>> START
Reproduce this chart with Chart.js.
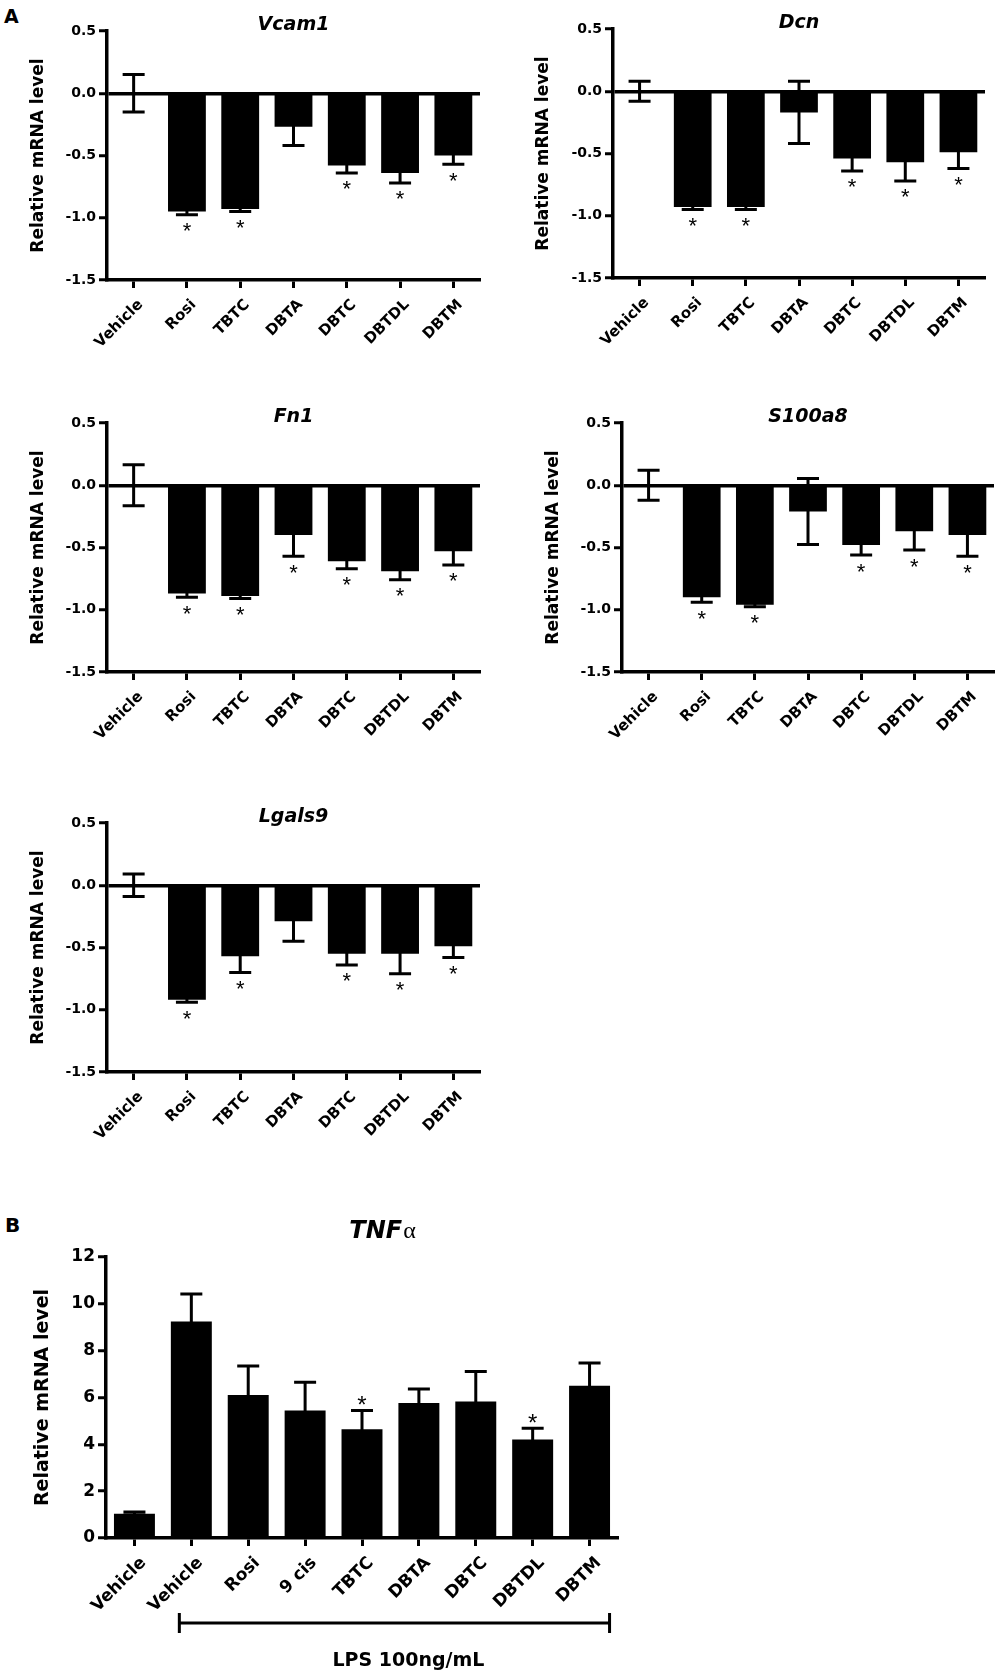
<!DOCTYPE html>
<html>
<head>
<meta charset="utf-8">
<script src="https://cdn.jsdelivr.net/npm/chart.js@4.4.1/dist/chart.umd.min.js"></script>
<style>
  body { margin: 0; background: #fff; }
  #page { position: relative; width: 1000px; height: 1677px; background: #fff; overflow: hidden; }
  canvas { position: absolute; }
  .tag { position: absolute; font: bold 19px 'DejaVu Sans', sans-serif; line-height: 19px; color: #000; }
</style>
</head>
<body>
<div id="page">
  <div class="tag" style="left:4px; top:7px;">A</div>
  <div class="tag" style="left:5px; top:1216px; font-size:20px;">B</div>
  <canvas id="vcam1" width="500" height="380" style="left:0px; top:0px;"></canvas>
  <canvas id="dcn" width="500" height="380" style="left:500px; top:0px;"></canvas>
  <canvas id="fn1" width="500" height="380" style="left:0px; top:390px;"></canvas>
  <canvas id="s100a8" width="500" height="380" style="left:500px; top:390px;"></canvas>
  <canvas id="lgals9" width="500" height="380" style="left:0px; top:790px;"></canvas>
  <canvas id="tnfa" width="660" height="487" style="left:0px; top:1190px;"></canvas>
</div>
<script>
// Panel A: treatment groups
const groupsA = ['Vehicle', 'Rosi', 'TBTC', 'DBTA', 'DBTC', 'DBTDL', 'DBTM'];
const ticksA = [0.5, 0.0, -0.5, -1.0, -1.5];

const vcam1Mean = [0, -0.95, -0.93, -0.27, -0.58, -0.64, -0.50];
const vcam1Sem  = [0.15, 0.025, 0.02, 0.15, 0.06, 0.08, 0.07];
const vcam1Star = [false, true, true, false, true, true, true];

const dcnMean = [0, -0.93, -0.93, -0.17, -0.54, -0.57, -0.49];
const dcnSem  = [0.08, 0.02, 0.02, 0.25, 0.10, 0.15, 0.13];
const dcnStar = [false, true, true, false, true, true, true];

const fn1Mean = [0, -0.87, -0.89, -0.40, -0.61, -0.69, -0.53];
const fn1Sem  = [0.165, 0.03, 0.02, 0.17, 0.06, 0.07, 0.11];
const fn1Star = [false, true, true, true, true, true, true];

const s100a8Mean = [0, -0.90, -0.96, -0.21, -0.48, -0.37, -0.40];
const s100a8Sem  = [0.12, 0.04, 0.015, 0.265, 0.08, 0.15, 0.17];
const s100a8Star = [false, true, true, false, true, true, true];

const lgals9Mean = [0, -0.92, -0.57, -0.29, -0.55, -0.55, -0.49];
const lgals9Sem  = [0.09, 0.02, 0.13, 0.16, 0.09, 0.16, 0.09];
const lgals9Star = [false, true, true, false, true, true, true];

// Panel B: TNFa with LPS
const groupsB = ['Vehicle', 'Vehicle', 'Rosi', '9 cis', 'TBTC', 'DBTA', 'DBTC', 'DBTDL', 'DBTM'];
const ticksB = [0, 2, 4, 6, 8, 10, 12];
const tnfMean = [1.04, 9.25, 6.11, 5.44, 4.64, 5.76, 5.83, 4.21, 6.50];
const tnfSem  = [0.07, 1.17, 1.24, 1.21, 0.80, 0.60, 1.28, 0.48, 0.97];
const tnfStar = [false, false, false, false, true, false, false, true, false];
const lpsGroups = [1, 8]; // first and last index under the LPS bracket

const FONT = "'DejaVu Sans', Arial, sans-serif";
Chart.defaults.font.family = FONT;
Chart.defaults.color = '#000';

// error bars, stars, gene title and LPS bracket
const decor = {
    id: 'decor',
    afterDatasetsDraw(chart, args, o) {
        const ctx = chart.ctx;
        const y = chart.scales.y;
        const bars = chart.getDatasetMeta(0).data;
        ctx.save();
        ctx.strokeStyle = '#000';
        ctx.fillStyle = '#000';
        ctx.lineWidth = 3;
        o.mean.forEach((m, i) => {
            const cx = bars[i].x;
            const lo = y.getPixelForValue(m - o.sem[i]);
            const hi = y.getPixelForValue(m + o.sem[i]);
            ctx.beginPath();
            ctx.moveTo(cx, lo); ctx.lineTo(cx, hi);
            ctx.moveTo(cx - o.cap, lo); ctx.lineTo(cx + o.cap, lo);
            ctx.moveTo(cx - o.cap, hi); ctx.lineTo(cx + o.cap, hi);
            ctx.stroke();
            if (o.star[i]) {
                ctx.font = o.starSize + "px Arial, 'Liberation Sans', sans-serif";
                ctx.textAlign = 'center';
                ctx.textBaseline = 'alphabetic';
                const centre = m < 0 ? lo + o.starGap : hi - o.starGap;
                ctx.fillText('*', cx, centre + 0.57 * o.starSize);
            }
        });
        ctx.restore();
    },
    afterDraw(chart, args, o) {
        const ctx = chart.ctx;
        const area = chart.chartArea;
        ctx.save();
        ctx.fillStyle = '#000';
        ctx.textBaseline = 'alphabetic';
        const ty = area.top - o.titleGap;
        const tx = (area.left + area.right) / 2 + (o.titleShift || 0);
        ctx.font = 'italic bold ' + o.titleSize + 'px ' + FONT;
        if (o.greek) {
            const w1 = ctx.measureText(o.title).width;
            ctx.font = o.titleSize + "px 'Times New Roman', 'Liberation Serif', serif";
            const w2 = ctx.measureText(o.greek).width;
            const x0 = tx - (w1 + w2) / 2;
            ctx.textAlign = 'left';
            ctx.fillText(o.greek, x0 + w1 + 1, ty);
            ctx.font = 'italic bold ' + o.titleSize + 'px ' + FONT;
            ctx.fillText(o.title, x0, ty);
        } else {
            ctx.textAlign = 'center';
            ctx.fillText(o.title, tx, ty);
        }
        if (o.bracket) {
            const bars = chart.getDatasetMeta(0).data;
            const bl = bars[o.bracket[0]].x - 12;
            const br = bars[o.bracket[1]].x + 20;
            const by = area.bottom + 85;
            ctx.strokeStyle = '#000';
            ctx.lineWidth = 3;
            ctx.beginPath();
            ctx.moveTo(bl, by); ctx.lineTo(br, by);
            ctx.moveTo(bl, by - 10); ctx.lineTo(bl, by + 10);
            ctx.moveTo(br, by - 10); ctx.lineTo(br, by + 10);
            ctx.stroke();
            ctx.font = 'bold 19px ' + FONT;
            ctx.textAlign = 'center';
            ctx.fillText(o.bracketText, (bl + br) / 2 + 14, by + 43);
        }
        ctx.restore();
    }
};

const makePanel = (id, p) => {
    const zeroLine = p.zeroLine;
    const lowest = Math.min(...p.ticks);
    const highest = Math.max(...p.ticks);
    return new Chart(document.getElementById(id), {
        type: 'bar',
        data: {
            labels: p.labels,
            datasets: [{
                data: p.mean,
                backgroundColor: '#000',
                borderWidth: 0,
                barPercentage: p.barPct,
                categoryPercentage: 1
            }]
        },
        options: {
            responsive: false,
            animation: false,
            devicePixelRatio: 1,
            layout: { padding: { top: p.padTop, right: p.padRight, left: 0, bottom: 0 } },
            plugins: {
                legend: { display: false },
                tooltip: { enabled: false },
                decor: {
                    mean: p.mean, sem: p.sem, star: p.star,
                    cap: 11, starSize: p.starSize, starGap: 11,
                    title: p.title, greek: p.greek, titleSize: p.titleSize,
                    titleGap: p.titleGap, titleShift: p.titleShift,
                    bracket: p.bracket, bracketText: p.bracketText
                }
            },
            scales: {
                x: {
                    afterFit: (s) => { s.height = p.xHeight; },
                    border: { color: '#000', width: 3.5 },
                    grid: {
                        display: true, drawOnChartArea: false, offset: false,
                        tickLength: 8, tickColor: '#000', tickWidth: 3
                    },
                    ticks: {
                        autoSkip: false, minRotation: 45, maxRotation: 45,
                        padding: p.xPad, labelOffset: p.xShift,
                        font: { size: p.xFont, weight: 'bold' }
                    }
                },
                y: {
                    min: lowest,
                    max: highest,
                    afterFit: (s) => { s.width = p.yWidth; },
                    afterBuildTicks: (s) => { s.ticks = p.ticks.map(v => ({ value: v })); },
                    border: { color: '#000', width: 3.5 },
                    grid: {
                        drawOnChartArea: zeroLine,
                        color: (c) => (zeroLine && c.tick && c.tick.value === 0) ? '#000' : 'rgba(0,0,0,0)',
                        lineWidth: 3.5,
                        tickLength: 8, tickColor: '#000', tickWidth: 3
                    },
                    ticks: {
                        padding: 3,
                        font: { size: p.yFont, weight: 'bold' },
                        callback: (v) => p.decimals ? Number(v).toFixed(p.decimals) : String(v)
                    },
                    title: {
                        display: true,
                        text: 'Relative mRNA level',
                        font: { size: p.yTitleFont, weight: 'bold' },
                        padding: { top: p.yTitlePad, bottom: 0 }
                    }
                }
            }
        },
        plugins: [decor]
    });
};

const panelA = (id, title, mean, sem, star, padTop, padRight, yWidth, xHeight, yTitlePad) =>
    makePanel(id, {
        labels: groupsA, ticks: ticksA, mean, sem, star, title,
        padTop, padRight, yWidth, xHeight, yTitlePad,
        zeroLine: true, decimals: 1, barPct: 0.71,
        xFont: 15, xPad: 8, xShift: 7,
        yFont: 14, yTitleFont: 17, titleSize: 19, titleGap: 1, starSize: 22
    });

// y-axis title sits about 38px from the canvas edge: padding = centre - lineHeight/2
panelA('vcam1', 'Vcam1', vcam1Mean, vcam1Sem, vcam1Star, 31, 20, 107, 100, 28);
panelA('dcn', 'Dcn', dcnMean, dcnSem, dcnStar, 29, 15, 113, 102, 33);
panelA('fn1', 'Fn1', fn1Mean, fn1Sem, fn1Star, 33, 20, 107, 98, 28);
panelA('s100a8', 'S100a8', s100a8Mean, s100a8Sem, s100a8Star, 33, 6, 122, 98, 43);
panelA('lgals9', 'Lgals9', lgals9Mean, lgals9Sem, lgals9Star, 33, 20, 107, 98, 28);

makePanel('tnfa', {
    labels: groupsB, ticks: ticksB, mean: tnfMean, sem: tnfSem, star: tnfStar,
    title: 'TNF', greek: 'α', titleSize: 24, titleGap: 19, titleShift: 20,
    padTop: 67, padRight: 42, yWidth: 106, xHeight: 139, yTitlePad: 32,
    zeroLine: false, decimals: 0, barPct: 0.72,
    xFont: 17, xPad: 7, xShift: 9,
    yFont: 17, yTitleFont: 19, starSize: 24,
    bracket: lpsGroups, bracketText: 'LPS 100ng/mL'
});
</script>
</body>
</html>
>> END
▶ _What the task asks_:
Show each line of the listing that holds the string "with".

▶ _Final result_:
Reproduce this chart with Chart.js.
// Panel B: TNFa with LPS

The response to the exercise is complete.